The great variety of attractions nearby. The largest skiable area in the entire Southern Hemisphere lies less than two hours from Santiago and offers first- rate services. You’ll also find more than 35 vineyards nearby where you can enjoy a world-class wine tasting, dine in their restaurants or explore by bicycle.
El Cajón del Maipo is incredibly beautiful; it offers plenty of outdoor adventure including rafting, hiking, climbing and horseback riding through the mountains. Also, less than two hours from Santiago you can visit Valparaíso. Its graffiti-covered streets were declared a World Heritage site by UNESCO.
What Chilean dishes should visitors try when in Santiago?
Caldillo de congrio, a hearty soup made from conger; curanto, a full meal cooked in the ground; and machas a la parmesana, baked razor clams with Parmesan cheese, are all part of our culture.
How is Santiago changing?
Santiago underwent great changes in recent years as a result of economic development and commercial openness. Chile has an open economy and many free trade agreements, which has made it an excellent place to do business. The change is noticeable in the strong real estate development, in the architecture and the new skyscrapers. Immigration has also brought talent from different cultures, which makes Santiago a cosmopolitan city filled with new businesses, services, foods and ideas.
Santiago proves an easy and enjoyable place to spend time away from work. The Plaza de Armas anchors the historic section of the city; the elegant plaza includes several 19th-century buildings. After a stroll through the shop-lined streets of the Lastarria neighborhood, hop aboard the funicular and aerial tramway that floats above the city’s massive Metropolitan Park for views of the city. The ride ends in Bellavista, a hip neighborhood known for street art, galleries and outdoor cafés. Farther northeast, in Las Condes and Vitacura, you’ll find designer boutiques and elegant restaurants. For more low-key shopping, visit Centro Los Dominicos, an artisan village where you can wander through more than 200 stalls filled with gorgeous wool and alpaca goods, local foods, jewelry and art. Farther afield, in the coastal city of Valparaíso, street artists armed with nothing but paint and imagination transformed brick walls, buildings, staircases and even curbs into works of art. Wine lovers can visit Maipo Valley’s Undurraga Winery, established in the 19th century with vines hand-carried from France. The winery’s graceful historic hacienda hosts wine tastings.

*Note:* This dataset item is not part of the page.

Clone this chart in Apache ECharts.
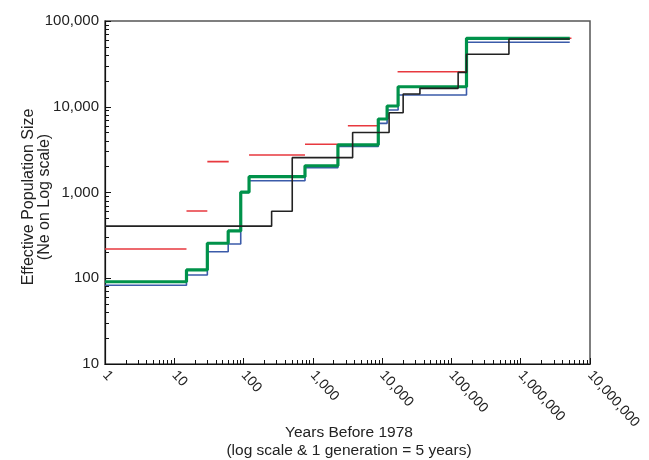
<!DOCTYPE html>
<html>
<head>
<meta charset="utf-8">
<script src="https://cdn.jsdelivr.net/npm/echarts@6/dist/echarts.min.js"></script>
<style>
  html, body { margin: 0; padding: 0; background: #fff; }
  #chart-container { width: 649px; height: 460px; }
</style>
</head>
<body>
<div id="chart-container"></div>
<script>
// step breakpoints (years before 1978) and Ne levels
var stepYears = [1, 15, 30, 60, 91, 120, 770, 2300, 8800, 11800, 17000, 165000, 5100000];
var greenNe = [91, 125, 256, 356, 1010, 1530, 2050, 3600, 7200, 10200, 17100, 62800, 62800];
var blueNe = [83, 109, 204, 251, 1000, 1370, 1950, 3450, 6400, 9150, 13700, 56500, 56500];

var blackYears = [1, 254, 504, 3750, 12600, 20100, 35100, 125000, 165000, 676000, 5100000];
var blackNe = [405, 605, 2550, 5000, 8500, 14100, 16400, 25200, 40900, 61700, 61700];

// red: separate horizontal segments [from, to, Ne]
var redFrom = [1, 15, 30, 120, 770, 3200, 16700, 165000];
var redTo = [15, 30, 61, 770, 2300, 9100, 165000, 5400000];
var redNe = [219, 608, 2290, 2740, 3650, 6000, 25600, 62800];

function pairs(xs, ys) {
  return xs.map(function (x, i) { return [x, ys[i]]; });
}
var redData = [];
redFrom.forEach(function (x, i) {
  redData.push([x, redNe[i]], [redTo[i], redNe[i]], [redTo[i], '-']);
});

function fmt(v) {
  return Math.round(v).toLocaleString('en-US');
}

var dom = document.getElementById("chart-container");
var myChart = echarts.init(dom, null, { renderer: "canvas" });
var font = "Liberation Sans, Arial, Helvetica, sans-serif";

var option = {
  animation: false,
  grid: {
    left: 105, right: 59, top: 21, bottom: 96,
    show: true, borderColor: "#555", borderWidth: 1.5
  },
  xAxis: {
    type: "log", logBase: 10, min: 1, max: 10000000,
    axisLine: { lineStyle: { color: "#111", width: 1.2 } },
    axisTick: { inside: true, length: 6, lineStyle: { color: "#111" } },
    minorTick: { show: true, splitNumber: 9, length: 4, lineStyle: { color: "#111" } },
    splitLine: { show: false },
    axisLabel: {
      rotate: -48, margin: 9, formatter: fmt,
      color: "#222", fontSize: 14, fontFamily: font
    }
  },
  yAxis: {
    type: "log", logBase: 10, min: 10, max: 100000,
    axisLine: { lineStyle: { color: "#111", width: 1.2 } },
    axisTick: { inside: true, length: 6, lineStyle: { color: "#111" } },
    minorTick: { show: true, splitNumber: 9, length: 4, lineStyle: { color: "#111" } },
    splitLine: { show: false },
    axisLabel: { margin: 6, formatter: fmt, color: "#222", fontSize: 15, fontFamily: font }
  },
  graphic: [
    {
      type: "text", x: 29, y: 197, rotation: Math.PI / 2,
      style: { text: "Effective Population Size", fill: "#222", font: "16px " + font, align: "center", verticalAlign: "middle" }
    },
    {
      type: "text", x: 45, y: 197, rotation: Math.PI / 2,
      style: { text: "(Ne on Log scale)", fill: "#222", font: "16px " + font, align: "center", verticalAlign: "middle" }
    },
    {
      type: "text", x: 349, y: 433,
      style: { text: "Years Before 1978", fill: "#222", font: "15.5px " + font, align: "center", verticalAlign: "middle" }
    },
    {
      type: "text", x: 349, y: 451,
      style: { text: "(log scale & 1 generation = 5 years)", fill: "#222", font: "15.5px " + font, align: "center", verticalAlign: "middle" }
    }
  ],
  series: [
    {
      name: "blue", type: "line", step: "end", symbol: "none", z: 2,
      lineStyle: { color: "#3b5ba9", width: 1.6 },
      data: pairs(stepYears, blueNe)
    },
    {
      name: "red", type: "line", symbol: "none", z: 3, connectNulls: false,
      lineStyle: { color: "#e8393f", width: 1.6 },
      data: redData
    },
    {
      name: "green", type: "line", step: "end", symbol: "none", z: 4,
      lineStyle: { color: "#00924a", width: 3.2 },
      data: pairs(stepYears, greenNe)
    },
    {
      name: "black", type: "line", step: "end", symbol: "none", z: 5,
      lineStyle: { color: "#222", width: 1.6 },
      data: pairs(blackYears, blackNe)
    }
  ]
};

myChart.setOption(option);
window.addEventListener("resize", myChart.resize);
</script>
</body>
</html>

Occupying a pair of 1920s mansions in trendy Bellavista, the 15-room Aubrey boutique hotel welcomes guests with a pisco sour at check-in. Complimentary breakfast is served in a leafy courtyard.

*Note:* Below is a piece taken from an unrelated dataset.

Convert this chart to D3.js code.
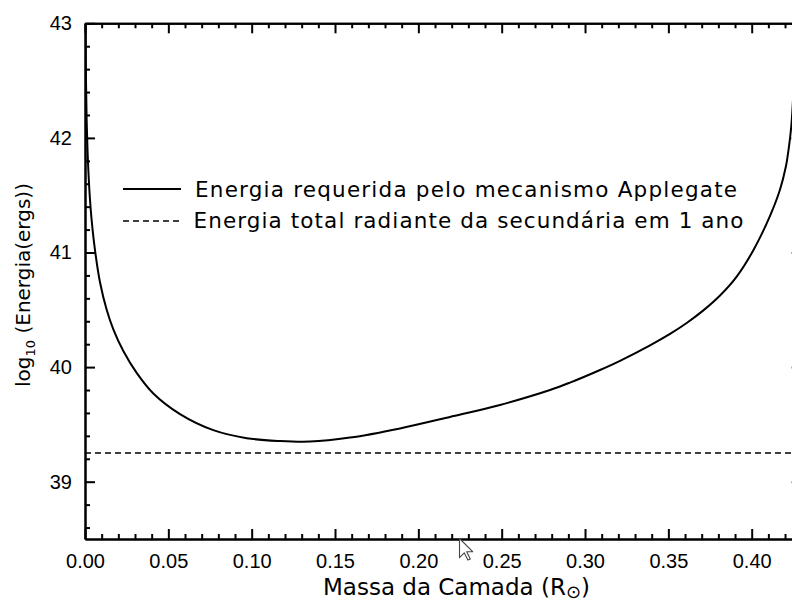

Constitución 317, Bellavista
Mandarin Oriental, Santiago
A parklike setting, gorgeous views and a highly regarded restaurant serving Asian fusion cuisine make this Las Condes high-rise popular with both business and leisure travelers.
Presidente Kennedy Ave. 4601, Las Condes
The Ritz-Carlton, Santiago
Situated in Santiago’s posh Las Condes neighborhood, this clubby hotel features a wood-paneled lobby bar and a rooftop pool within a glass cupola.
El Alcalde 15, Las Condes
Hyper-local Boragó is widely regarded as Santiago’s top dining experience; in 2021 it ranked as one of the World’s 50 Best Restaurants. Each dish, sophisticated or rustic, is a love letter to Chile’s bounty.

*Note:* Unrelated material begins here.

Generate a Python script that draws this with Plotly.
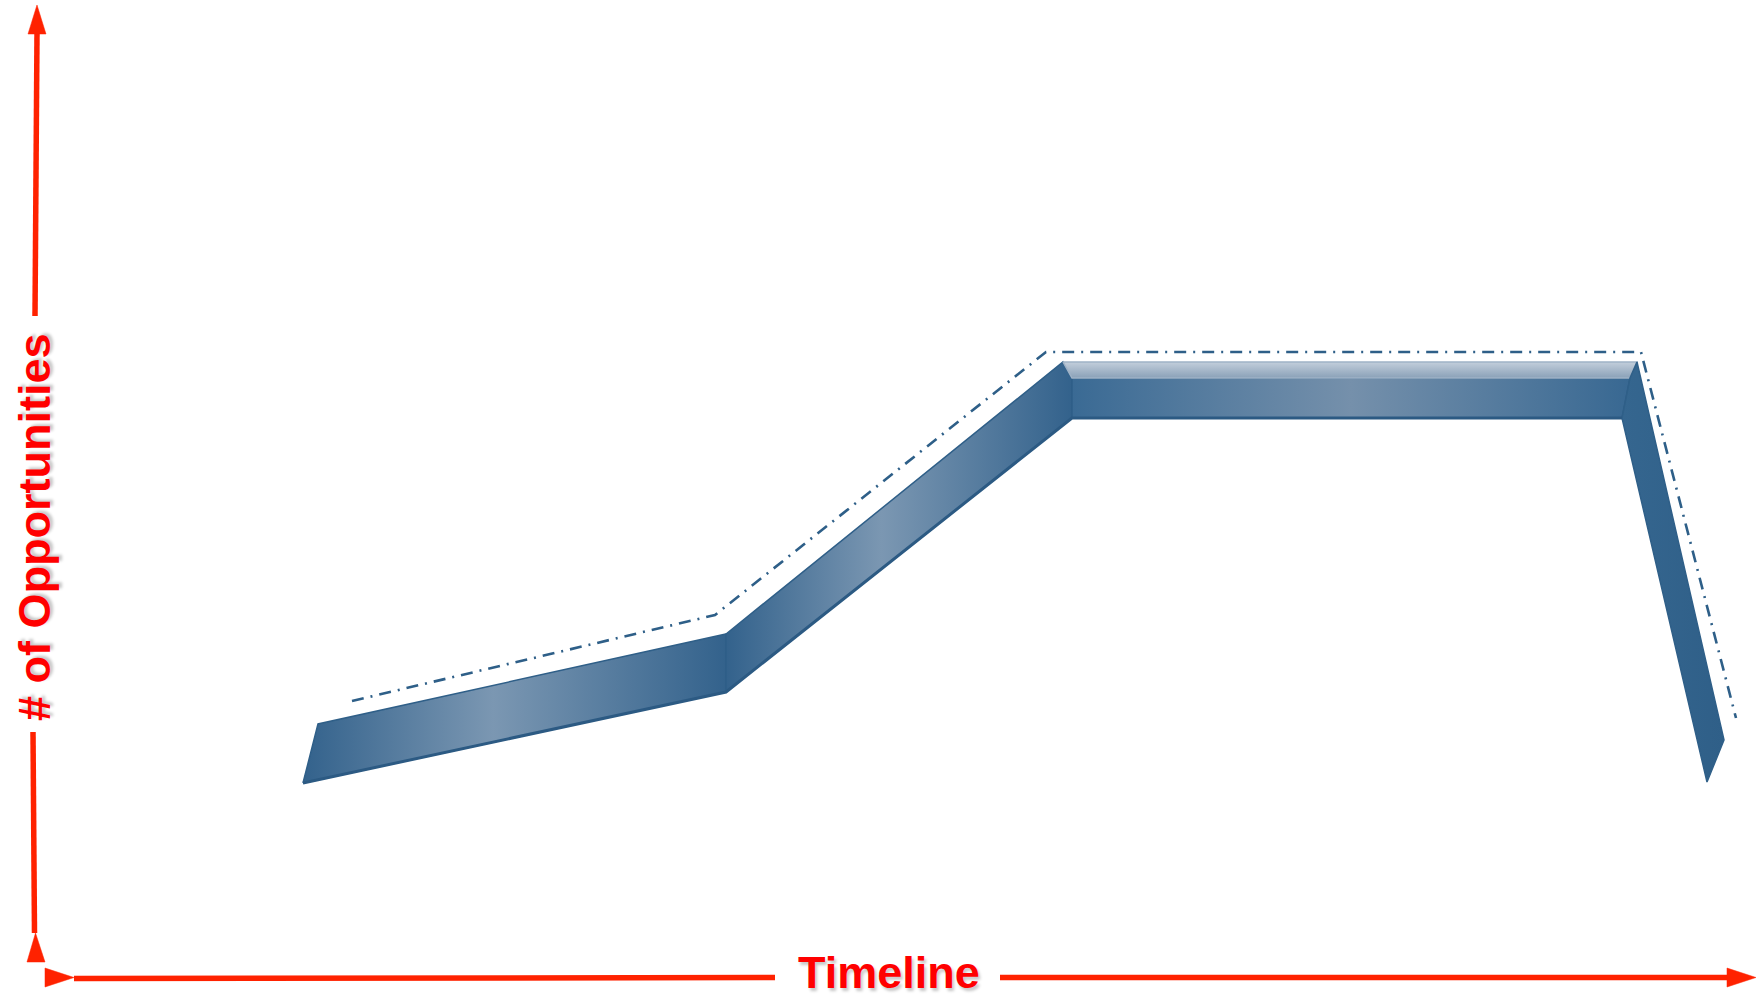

Av. San José María Escrivá de Balaguer 5970
Though Mestizo is best known for super-fresh ceviche, tender grilled octopus and creamy mascarpone risotto, the lakeside setting on the edge of Bicentennial Park proves equally stunning.
Dinner at 040 unfolds each night like a theater performance, with each of the 12 courses arriving like clockwork, perfectly paired with wine or a miniature cocktail.
Calle Antonia López de Bello 40
JUST THE FACTS
Time zone: GMT -3 in summer (Southern Hemisphere); GMT -4 in winter
Phone code: Country code: 56
City code: 2
Currency: Chilean peso
Key industries: Agriculture, mining, construction, health care, telecommunications equipment
COMING AND GOING
U.S. citizens must have a valid passport; no visa required. You will be given a tourist card upon arrival; it must be surrendered when you leave. If it is lost or stolen it must be replaced before you will be allowed to leave, a process that may take days.